## begin DATASET EXTRACT
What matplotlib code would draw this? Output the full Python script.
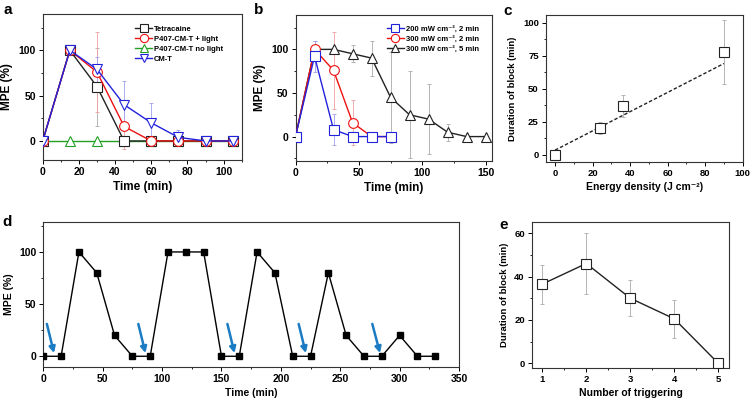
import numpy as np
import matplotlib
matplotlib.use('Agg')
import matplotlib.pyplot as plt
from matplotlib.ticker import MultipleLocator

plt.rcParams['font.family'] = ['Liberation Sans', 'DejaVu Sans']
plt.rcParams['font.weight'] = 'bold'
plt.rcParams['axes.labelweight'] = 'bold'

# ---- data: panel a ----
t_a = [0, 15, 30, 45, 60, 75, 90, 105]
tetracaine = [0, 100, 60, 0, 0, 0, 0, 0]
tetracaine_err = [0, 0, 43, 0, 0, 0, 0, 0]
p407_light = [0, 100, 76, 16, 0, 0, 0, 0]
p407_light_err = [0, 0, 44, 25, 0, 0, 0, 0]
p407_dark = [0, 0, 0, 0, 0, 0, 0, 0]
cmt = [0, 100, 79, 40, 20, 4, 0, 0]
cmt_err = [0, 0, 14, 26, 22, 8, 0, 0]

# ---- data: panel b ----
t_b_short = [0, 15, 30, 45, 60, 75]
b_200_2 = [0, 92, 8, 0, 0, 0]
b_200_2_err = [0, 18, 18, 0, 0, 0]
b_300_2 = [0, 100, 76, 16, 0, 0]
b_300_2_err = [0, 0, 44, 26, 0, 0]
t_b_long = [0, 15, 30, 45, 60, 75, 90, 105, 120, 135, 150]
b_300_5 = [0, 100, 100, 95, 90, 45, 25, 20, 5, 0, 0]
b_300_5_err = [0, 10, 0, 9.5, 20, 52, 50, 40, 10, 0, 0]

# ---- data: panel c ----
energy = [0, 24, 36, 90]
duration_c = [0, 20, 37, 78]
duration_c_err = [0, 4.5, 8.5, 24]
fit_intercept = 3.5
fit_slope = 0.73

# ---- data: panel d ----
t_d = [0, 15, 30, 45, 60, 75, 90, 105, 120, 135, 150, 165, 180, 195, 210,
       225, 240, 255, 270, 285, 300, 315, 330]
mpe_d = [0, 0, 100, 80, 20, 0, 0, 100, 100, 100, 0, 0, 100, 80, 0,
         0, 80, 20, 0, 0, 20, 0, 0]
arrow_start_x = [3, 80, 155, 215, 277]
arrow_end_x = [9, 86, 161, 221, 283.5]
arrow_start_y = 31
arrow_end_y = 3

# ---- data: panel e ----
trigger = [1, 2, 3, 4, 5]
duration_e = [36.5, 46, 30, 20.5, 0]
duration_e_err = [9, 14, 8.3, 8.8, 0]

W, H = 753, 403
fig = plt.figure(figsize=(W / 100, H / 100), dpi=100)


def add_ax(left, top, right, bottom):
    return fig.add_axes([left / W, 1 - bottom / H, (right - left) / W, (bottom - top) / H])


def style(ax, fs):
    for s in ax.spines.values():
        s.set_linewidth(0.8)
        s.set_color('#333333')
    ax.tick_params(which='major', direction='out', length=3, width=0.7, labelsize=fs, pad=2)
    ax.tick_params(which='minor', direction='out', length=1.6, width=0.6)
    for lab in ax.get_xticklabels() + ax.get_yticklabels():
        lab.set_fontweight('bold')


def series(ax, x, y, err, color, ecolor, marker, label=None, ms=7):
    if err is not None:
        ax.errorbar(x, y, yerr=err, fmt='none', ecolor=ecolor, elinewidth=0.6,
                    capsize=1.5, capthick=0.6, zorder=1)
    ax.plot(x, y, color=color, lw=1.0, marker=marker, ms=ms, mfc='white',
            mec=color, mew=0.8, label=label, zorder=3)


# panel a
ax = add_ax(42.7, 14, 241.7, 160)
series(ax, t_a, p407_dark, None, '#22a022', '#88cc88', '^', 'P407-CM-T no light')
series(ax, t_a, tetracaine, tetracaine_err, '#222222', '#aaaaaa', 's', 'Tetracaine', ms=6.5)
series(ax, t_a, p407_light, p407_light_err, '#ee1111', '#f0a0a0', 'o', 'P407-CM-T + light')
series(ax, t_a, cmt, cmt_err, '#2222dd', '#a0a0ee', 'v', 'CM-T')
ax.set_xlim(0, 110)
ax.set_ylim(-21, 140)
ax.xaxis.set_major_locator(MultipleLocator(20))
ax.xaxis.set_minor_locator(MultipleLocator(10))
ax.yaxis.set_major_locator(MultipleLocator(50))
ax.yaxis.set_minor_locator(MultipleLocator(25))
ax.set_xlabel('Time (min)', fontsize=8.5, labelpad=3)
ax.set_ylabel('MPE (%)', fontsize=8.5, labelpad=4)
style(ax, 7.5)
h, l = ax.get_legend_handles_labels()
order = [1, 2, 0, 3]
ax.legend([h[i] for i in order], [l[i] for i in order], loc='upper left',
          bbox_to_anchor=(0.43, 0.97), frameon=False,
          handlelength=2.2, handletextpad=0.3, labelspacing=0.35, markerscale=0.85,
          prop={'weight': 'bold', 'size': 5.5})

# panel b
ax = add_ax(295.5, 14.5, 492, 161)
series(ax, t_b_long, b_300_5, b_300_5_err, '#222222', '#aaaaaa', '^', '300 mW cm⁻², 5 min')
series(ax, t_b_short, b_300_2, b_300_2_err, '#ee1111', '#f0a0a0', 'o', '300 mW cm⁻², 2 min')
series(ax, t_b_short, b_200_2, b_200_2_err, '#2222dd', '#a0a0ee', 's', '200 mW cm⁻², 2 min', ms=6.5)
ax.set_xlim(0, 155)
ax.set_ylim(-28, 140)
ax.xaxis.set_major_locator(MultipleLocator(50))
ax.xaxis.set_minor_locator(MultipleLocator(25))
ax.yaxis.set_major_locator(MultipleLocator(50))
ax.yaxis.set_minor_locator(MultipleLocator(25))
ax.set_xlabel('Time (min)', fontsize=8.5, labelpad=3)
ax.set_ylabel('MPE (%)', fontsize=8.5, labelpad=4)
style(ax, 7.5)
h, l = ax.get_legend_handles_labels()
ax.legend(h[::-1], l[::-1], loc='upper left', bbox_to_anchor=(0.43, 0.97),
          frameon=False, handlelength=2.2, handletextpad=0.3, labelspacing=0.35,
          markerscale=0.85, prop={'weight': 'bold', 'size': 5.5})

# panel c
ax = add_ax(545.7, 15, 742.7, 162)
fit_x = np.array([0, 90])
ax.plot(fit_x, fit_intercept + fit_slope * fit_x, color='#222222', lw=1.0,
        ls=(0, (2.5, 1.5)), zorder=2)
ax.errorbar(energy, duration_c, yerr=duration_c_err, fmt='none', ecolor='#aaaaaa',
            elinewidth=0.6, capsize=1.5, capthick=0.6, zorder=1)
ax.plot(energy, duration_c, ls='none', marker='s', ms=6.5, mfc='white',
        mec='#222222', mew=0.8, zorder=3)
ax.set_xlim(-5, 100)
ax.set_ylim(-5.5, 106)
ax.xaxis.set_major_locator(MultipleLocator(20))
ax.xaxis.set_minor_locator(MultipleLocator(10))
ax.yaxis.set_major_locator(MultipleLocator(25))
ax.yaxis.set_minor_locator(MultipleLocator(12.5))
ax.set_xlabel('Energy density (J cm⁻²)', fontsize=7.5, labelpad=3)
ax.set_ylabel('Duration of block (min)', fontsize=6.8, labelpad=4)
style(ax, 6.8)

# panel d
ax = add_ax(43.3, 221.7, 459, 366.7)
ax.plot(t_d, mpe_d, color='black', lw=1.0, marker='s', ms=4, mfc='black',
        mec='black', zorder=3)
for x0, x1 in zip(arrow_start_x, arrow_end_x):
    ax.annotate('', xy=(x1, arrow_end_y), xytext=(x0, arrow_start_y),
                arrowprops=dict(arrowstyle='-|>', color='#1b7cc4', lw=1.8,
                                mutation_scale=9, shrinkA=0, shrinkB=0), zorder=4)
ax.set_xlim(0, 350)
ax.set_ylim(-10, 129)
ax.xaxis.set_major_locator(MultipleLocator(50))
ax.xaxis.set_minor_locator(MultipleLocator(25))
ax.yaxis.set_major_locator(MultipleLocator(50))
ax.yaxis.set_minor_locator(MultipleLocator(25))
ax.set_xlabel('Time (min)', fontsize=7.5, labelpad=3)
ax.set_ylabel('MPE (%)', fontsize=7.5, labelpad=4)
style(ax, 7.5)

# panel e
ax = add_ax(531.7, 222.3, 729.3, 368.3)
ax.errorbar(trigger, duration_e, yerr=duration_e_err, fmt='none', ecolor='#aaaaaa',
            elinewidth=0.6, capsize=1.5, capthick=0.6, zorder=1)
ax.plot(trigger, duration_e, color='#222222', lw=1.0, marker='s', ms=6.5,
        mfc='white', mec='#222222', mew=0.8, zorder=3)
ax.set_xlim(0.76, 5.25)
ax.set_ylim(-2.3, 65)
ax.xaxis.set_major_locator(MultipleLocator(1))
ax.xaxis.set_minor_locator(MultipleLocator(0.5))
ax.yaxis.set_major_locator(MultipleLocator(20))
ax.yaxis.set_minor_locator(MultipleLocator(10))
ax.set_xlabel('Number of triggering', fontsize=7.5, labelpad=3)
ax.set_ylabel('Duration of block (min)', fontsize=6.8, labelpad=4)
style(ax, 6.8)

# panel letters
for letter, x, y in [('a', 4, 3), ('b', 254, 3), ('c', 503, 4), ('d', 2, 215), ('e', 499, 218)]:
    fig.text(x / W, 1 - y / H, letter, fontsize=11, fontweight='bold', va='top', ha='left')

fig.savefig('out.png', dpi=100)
## end DATASET EXTRACT
Up to and including the line with "cmt_err = [0, 0, 14, 26, 22, 8, 0, 0]", copy the data above from its first line. Skip pictures.

What matplotlib code would draw this? Output the full Python script.
import numpy as np
import matplotlib
matplotlib.use('Agg')
import matplotlib.pyplot as plt
from matplotlib.ticker import MultipleLocator

plt.rcParams['font.family'] = ['Liberation Sans', 'DejaVu Sans']
plt.rcParams['font.weight'] = 'bold'
plt.rcParams['axes.labelweight'] = 'bold'

# ---- data: panel a ----
t_a = [0, 15, 30, 45, 60, 75, 90, 105]
tetracaine = [0, 100, 60, 0, 0, 0, 0, 0]
tetracaine_err = [0, 0, 43, 0, 0, 0, 0, 0]
p407_light = [0, 100, 76, 16, 0, 0, 0, 0]
p407_light_err = [0, 0, 44, 25, 0, 0, 0, 0]
p407_dark = [0, 0, 0, 0, 0, 0, 0, 0]
cmt = [0, 100, 79, 40, 20, 4, 0, 0]
cmt_err = [0, 0, 14, 26, 22, 8, 0, 0]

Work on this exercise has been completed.